The slow recovery from the Great Recession, persistently high unemployment and reduced tolerance for risk from lenders are slowing the real estate markets, say many within the industry. Combined with commercial property owners and homeowners feeling the pinch from the recession, real estate brokers are seeing a split in the marketplace in the form of activity in the best and worst segments of the market.

“First-class properties are starting to sell. We are seeing beautiful property moves and good demand there. If you have office space in the suburbs, or worse yet, a retail strip center, there is a lot of supply.
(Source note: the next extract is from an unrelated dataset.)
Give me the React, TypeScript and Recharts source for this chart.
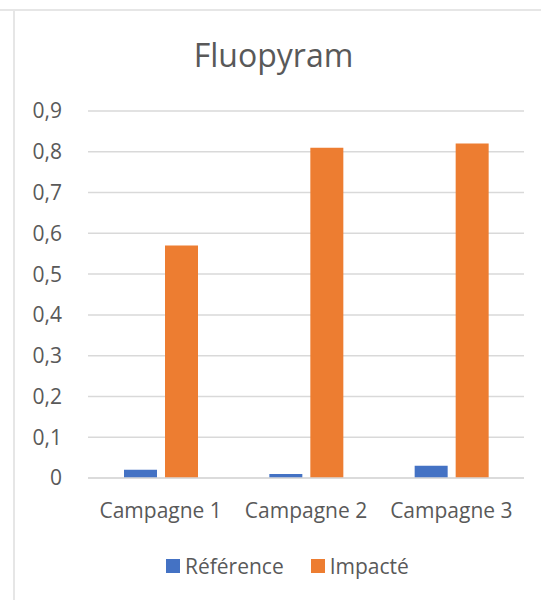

What we are seeing, a quote we’ve been using internally, is that it is all trophies and train wrecks that are selling,” said Derek Hunderman, VP and managing partner of Colliers International in Grand Rapids. “On the train wrecks side, there is no surprise that there are properties in trouble, owners who can’t afford their mortgages, can’t get financing, and whose business has declined. Those train wrecks have been selling quite briskly.”

It is the middle-of-the-road properties — the retail strip malls and office parks ­— where the absorption of current supply is expected to take years, not months. In one of the worst performing segments, commercial office space for lease between 1,500 and 3,000 square feet, Colliers had 638 properties available as of May, the last data currently available. At the real estate market’s peak, Colliers was finding tenants for between 85 and 104 of those properties. In 2009, there were just 36 leases. In 2010, there have been 18.

“In some segments, the supply is very deep, but not all areas. For large manufacturing companies, the supply of suitable facilities is very, very slim. You are seeing pretty tight supply there. It creates an interesting market dynamic,” Hunderman said.

Those deals that do happen do so with much more work than in pre-recession times, many said, requiring much more contact with lenders and frequently ­(SNDA) agreements. The agreement details how and when the rights of tenants will be subordinate to the rights of lenders or, sometimes at lender’s option, senior to the rights of lenders. The non-disturbance portion of the agreement assures tenants that their rights to their premises will be preserved on specified conditions within their control, even if the landlord defaults on a loan and the lender forecloses.

Real estate broker Rick DeKam, managing partner of MidWest Realty Group, points to a Fortune 500 insurer that wanted to lease space in one of his properties in Kalamazoo earlier this year. The bank holding the mortgage on the property wanted to see the terms of the lease and have the tenant sign a SNDA agreement, the first time he had to deal with that level of bank involvement in a lease agreement. Banks are getting more closely involved with lessees to ensure that tenants’ rent will cover the landlord’s debt. The tenant initially balked at the requirement, but eventually gave in.
“Tenants at this point are becoming desensitized to it,” DeKam told MiBiz.

Hunderman agrees, and said he has had to draw more personnel into the mix when working on a transaction. Colliers changed its strategy, frequently bringing in experts in lending and appraisal and tax appeals.

“You need a larger, more developed team just because the market demands it. The transactions we are seeing in the marketplace are taking place with a tremendous amount of effort,” he said. “It is a double-edged sword, oftentimes it takes some creativity and tenacity, and that (involvement) alone can kill deals. If you have a buyer and seller who want to do a deal, any hiccup in the past you could have worked through, oftentimes now it is a show-stopper.”

As Americans feel continued unease about their job prospects and more properties become distressed and enter foreclosure, property values have tumbled. Foreclosures account for 37 percent of the residential properties on the market, according to RealtyTrac, an online company that tracks foreclosures nationwide. The average sale price of a home in Southwest Michigan has dropped 24 percent since 2006, the crest of the real estate wave, and now sits at $123,000 — the lowest point since 1998, said Tom Seelbinder, a realtor with RE/MAX Advantage in Kalamazoo with more than 30 years experience. Government programs designed to keep homeowners out of foreclosure have had mixed results, and in many cases it only delays the inevitable.

“We are seeing that only 1 in 10 people going for loan modification actually get it. This is another case of the unintended consequences of government intervention,” Seelbinder said. “Look at unemployment. Until we get on a better course and see growth in the private sector, things are going to be tough.”